- _AIM_
Would you transcribe the whole listing exactly, minus its pictures?

** start DATA SHOWN **

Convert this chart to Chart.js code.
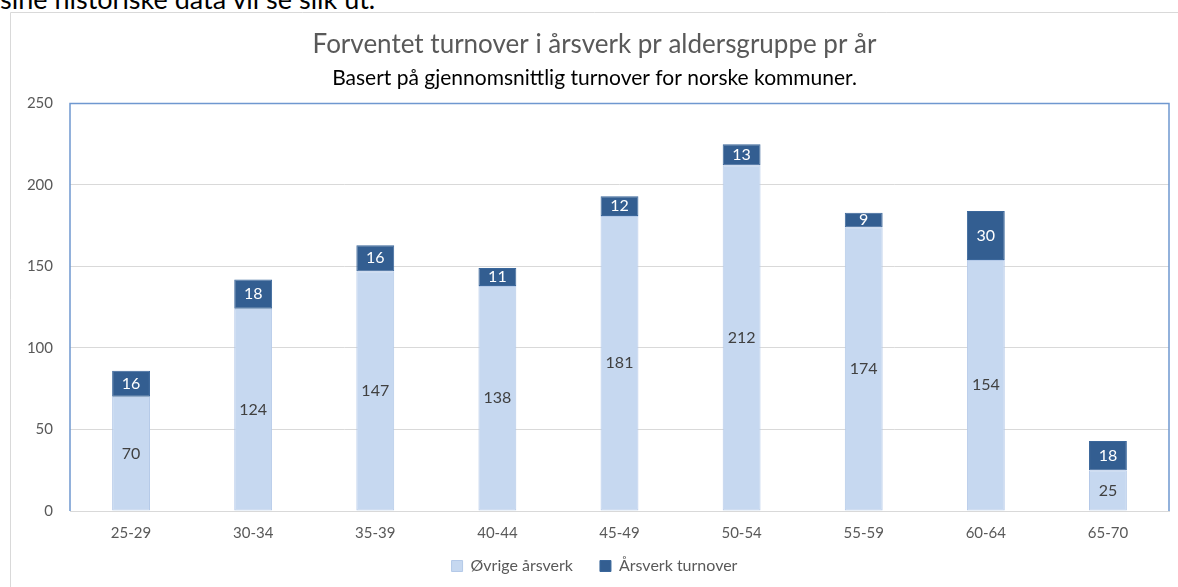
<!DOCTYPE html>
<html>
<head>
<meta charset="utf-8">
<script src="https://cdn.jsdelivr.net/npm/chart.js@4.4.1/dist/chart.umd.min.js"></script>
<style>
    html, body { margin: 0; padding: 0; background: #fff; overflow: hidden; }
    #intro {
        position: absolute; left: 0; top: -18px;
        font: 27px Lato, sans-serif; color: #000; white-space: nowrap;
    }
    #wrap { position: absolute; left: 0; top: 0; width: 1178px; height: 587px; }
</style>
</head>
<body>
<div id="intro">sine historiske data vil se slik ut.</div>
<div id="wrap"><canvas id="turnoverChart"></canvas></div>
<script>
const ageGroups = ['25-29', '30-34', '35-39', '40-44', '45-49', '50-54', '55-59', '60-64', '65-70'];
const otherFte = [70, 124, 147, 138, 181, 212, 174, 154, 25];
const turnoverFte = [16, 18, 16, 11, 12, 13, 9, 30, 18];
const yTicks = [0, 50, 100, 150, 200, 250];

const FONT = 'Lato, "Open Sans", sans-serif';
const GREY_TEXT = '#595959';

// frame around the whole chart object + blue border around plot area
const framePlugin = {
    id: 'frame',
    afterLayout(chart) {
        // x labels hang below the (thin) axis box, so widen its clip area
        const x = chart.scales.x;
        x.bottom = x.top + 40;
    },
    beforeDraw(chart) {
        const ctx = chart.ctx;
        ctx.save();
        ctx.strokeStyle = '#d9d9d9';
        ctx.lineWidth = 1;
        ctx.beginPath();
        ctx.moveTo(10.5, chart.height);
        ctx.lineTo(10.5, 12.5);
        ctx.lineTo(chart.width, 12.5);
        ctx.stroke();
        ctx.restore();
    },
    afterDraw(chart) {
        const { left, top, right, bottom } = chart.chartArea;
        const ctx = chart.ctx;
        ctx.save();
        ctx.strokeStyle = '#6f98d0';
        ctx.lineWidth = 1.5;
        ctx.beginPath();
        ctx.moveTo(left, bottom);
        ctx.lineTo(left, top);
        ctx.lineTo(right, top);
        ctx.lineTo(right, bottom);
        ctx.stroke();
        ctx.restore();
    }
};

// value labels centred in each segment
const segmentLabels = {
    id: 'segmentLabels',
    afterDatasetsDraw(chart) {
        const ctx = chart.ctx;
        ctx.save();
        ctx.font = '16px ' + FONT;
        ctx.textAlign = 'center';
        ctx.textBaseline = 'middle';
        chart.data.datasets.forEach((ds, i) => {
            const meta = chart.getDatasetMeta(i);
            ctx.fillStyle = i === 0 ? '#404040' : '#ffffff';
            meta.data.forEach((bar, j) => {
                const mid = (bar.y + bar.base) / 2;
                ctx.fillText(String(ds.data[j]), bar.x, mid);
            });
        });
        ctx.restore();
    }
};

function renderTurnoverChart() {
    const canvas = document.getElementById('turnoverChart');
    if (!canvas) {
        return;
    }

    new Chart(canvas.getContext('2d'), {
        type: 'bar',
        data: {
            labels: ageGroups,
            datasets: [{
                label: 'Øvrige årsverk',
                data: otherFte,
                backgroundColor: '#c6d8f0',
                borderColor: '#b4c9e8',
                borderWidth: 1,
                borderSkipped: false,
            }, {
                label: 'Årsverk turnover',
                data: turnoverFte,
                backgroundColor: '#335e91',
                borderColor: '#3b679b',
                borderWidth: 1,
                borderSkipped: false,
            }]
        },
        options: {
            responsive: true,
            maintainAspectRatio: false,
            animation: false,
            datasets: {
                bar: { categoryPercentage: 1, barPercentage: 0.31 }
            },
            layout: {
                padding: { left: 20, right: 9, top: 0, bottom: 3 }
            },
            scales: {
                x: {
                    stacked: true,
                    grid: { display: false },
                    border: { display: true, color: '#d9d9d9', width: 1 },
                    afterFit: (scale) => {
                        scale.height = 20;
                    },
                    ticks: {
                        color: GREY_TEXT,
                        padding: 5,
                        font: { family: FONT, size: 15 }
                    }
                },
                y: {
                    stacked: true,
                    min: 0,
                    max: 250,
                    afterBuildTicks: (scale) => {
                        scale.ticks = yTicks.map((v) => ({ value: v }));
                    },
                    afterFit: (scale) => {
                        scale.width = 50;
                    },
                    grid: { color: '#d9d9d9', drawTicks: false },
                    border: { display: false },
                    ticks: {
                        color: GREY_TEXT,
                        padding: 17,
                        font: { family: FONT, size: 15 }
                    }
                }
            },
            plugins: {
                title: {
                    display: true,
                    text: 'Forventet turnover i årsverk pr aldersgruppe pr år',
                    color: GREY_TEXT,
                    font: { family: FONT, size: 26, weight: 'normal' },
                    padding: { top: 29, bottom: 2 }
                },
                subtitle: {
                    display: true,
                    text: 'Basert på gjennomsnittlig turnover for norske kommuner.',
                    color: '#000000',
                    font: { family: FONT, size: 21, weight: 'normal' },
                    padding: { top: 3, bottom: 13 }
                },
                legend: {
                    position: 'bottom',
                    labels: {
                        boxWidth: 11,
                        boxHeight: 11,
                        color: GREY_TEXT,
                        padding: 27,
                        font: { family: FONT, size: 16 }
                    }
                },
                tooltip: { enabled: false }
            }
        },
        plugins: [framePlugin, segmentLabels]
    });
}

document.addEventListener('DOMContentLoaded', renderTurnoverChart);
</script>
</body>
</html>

** end DATA SHOWN **

- _ANSWER TO THE TASK_
Convert this chart to Chart.js code.
<!DOCTYPE html>
<html>
<head>
<meta charset="utf-8">
<script src="https://cdn.jsdelivr.net/npm/chart.js@4.4.1/dist/chart.umd.min.js"></script>
<style>
    html, body { margin: 0; padding: 0; background: #fff; overflow: hidden; }
    #intro {
        position: absolute; left: 0; top: -18px;
        font: 27px Lato, sans-serif; color: #000; white-space: nowrap;
    }
    #wrap { position: absolute; left: 0; top: 0; width: 1178px; height: 587px; }
</style>
</head>
<body>
<div id="intro">sine historiske data vil se slik ut.</div>
<div id="wrap"><canvas id="turnoverChart"></canvas></div>
<script>
const ageGroups = ['25-29', '30-34', '35-39', '40-44', '45-49', '50-54', '55-59', '60-64', '65-70'];
const otherFte = [70, 124, 147, 138, 181, 212, 174, 154, 25];
const turnoverFte = [16, 18, 16, 11, 12, 13, 9, 30, 18];
const yTicks = [0, 50, 100, 150, 200, 250];

const FONT = 'Lato, "Open Sans", sans-serif';
const GREY_TEXT = '#595959';

// frame around the whole chart object + blue border around plot area
const framePlugin = {
    id: 'frame',
    afterLayout(chart) {
        // x labels hang below the (thin) axis box, so widen its clip area
        const x = chart.scales.x;
        x.bottom = x.top + 40;
    },
    beforeDraw(chart) {
        const ctx = chart.ctx;
        ctx.save();
        ctx.strokeStyle = '#d9d9d9';
        ctx.lineWidth = 1;
        ctx.beginPath();
        ctx.moveTo(10.5, chart.height);
        ctx.lineTo(10.5, 12.5);
        ctx.lineTo(chart.width, 12.5);
        ctx.stroke();
        ctx.restore();
    },
    afterDraw(chart) {
        const { left, top, right, bottom } = chart.chartArea;
        const ctx = chart.ctx;
        ctx.save();
        ctx.strokeStyle = '#6f98d0';
        ctx.lineWidth = 1.5;
        ctx.beginPath();
        ctx.moveTo(left, bottom);
        ctx.lineTo(left, top);
        ctx.lineTo(right, top);
        ctx.lineTo(right, bottom);
        ctx.stroke();
        ctx.restore();
    }
};

// value labels centred in each segment
const segmentLabels = {
    id: 'segmentLabels',
    afterDatasetsDraw(chart) {
        const ctx = chart.ctx;
        ctx.save();
        ctx.font = '16px ' + FONT;
        ctx.textAlign = 'center';
        ctx.textBaseline = 'middle';
        chart.data.datasets.forEach((ds, i) => {
            const meta = chart.getDatasetMeta(i);
            ctx.fillStyle = i === 0 ? '#404040' : '#ffffff';
            meta.data.forEach((bar, j) => {
                const mid = (bar.y + bar.base) / 2;
                ctx.fillText(String(ds.data[j]), bar.x, mid);
            });
        });
        ctx.restore();
    }
};

function renderTurnoverChart() {
    const canvas = document.getElementById('turnoverChart');
    if (!canvas) {
        return;
    }

    new Chart(canvas.getContext('2d'), {
        type: 'bar',
        data: {
            labels: ageGroups,
            datasets: [{
                label: 'Øvrige årsverk',
                data: otherFte,
                backgroundColor: '#c6d8f0',
                borderColor: '#b4c9e8',
                borderWidth: 1,
                borderSkipped: false,
            }, {
                label: 'Årsverk turnover',
                data: turnoverFte,
                backgroundColor: '#335e91',
                borderColor: '#3b679b',
                borderWidth: 1,
                borderSkipped: false,
            }]
        },
        options: {
            responsive: true,
            maintainAspectRatio: false,
            animation: false,
            datasets: {
                bar: { categoryPercentage: 1, barPercentage: 0.31 }
            },
            layout: {
                padding: { left: 20, right: 9, top: 0, bottom: 3 }
            },
            scales: {
                x: {
                    stacked: true,
                    grid: { display: false },
                    border: { display: true, color: '#d9d9d9', width: 1 },
                    afterFit: (scale) => {
                        scale.height = 20;
                    },
                    ticks: {
                        color: GREY_TEXT,
                        padding: 5,
                        font: { family: FONT, size: 15 }
                    }
                },
                y: {
                    stacked: true,
                    min: 0,
                    max: 250,
                    afterBuildTicks: (scale) => {
                        scale.ticks = yTicks.map((v) => ({ value: v }));
                    },
                    afterFit: (scale) => {
                        scale.width = 50;
                    },
                    grid: { color: '#d9d9d9', drawTicks: false },
                    border: { display: false },
                    ticks: {
                        color: GREY_TEXT,
                        padding: 17,
                        font: { family: FONT, size: 15 }
                    }
                }
            },
            plugins: {
                title: {
                    display: true,
                    text: 'Forventet turnover i årsverk pr aldersgruppe pr år',
                    color: GREY_TEXT,
                    font: { family: FONT, size: 26, weight: 'normal' },
                    padding: { top: 29, bottom: 2 }
                },
                subtitle: {
                    display: true,
                    text: 'Basert på gjennomsnittlig turnover for norske kommuner.',
                    color: '#000000',
                    font: { family: FONT, size: 21, weight: 'normal' },
                    padding: { top: 3, bottom: 13 }
                },
                legend: {
                    position: 'bottom',
                    labels: {
                        boxWidth: 11,
                        boxHeight: 11,
                        color: GREY_TEXT,
                        padding: 27,
                        font: { family: FONT, size: 16 }
                    }
                },
                tooltip: { enabled: false }
            }
        },
        plugins: [framePlugin, segmentLabels]
    });
}

document.addEventListener('DOMContentLoaded', renderTurnoverChart);
</script>
</body>
</html>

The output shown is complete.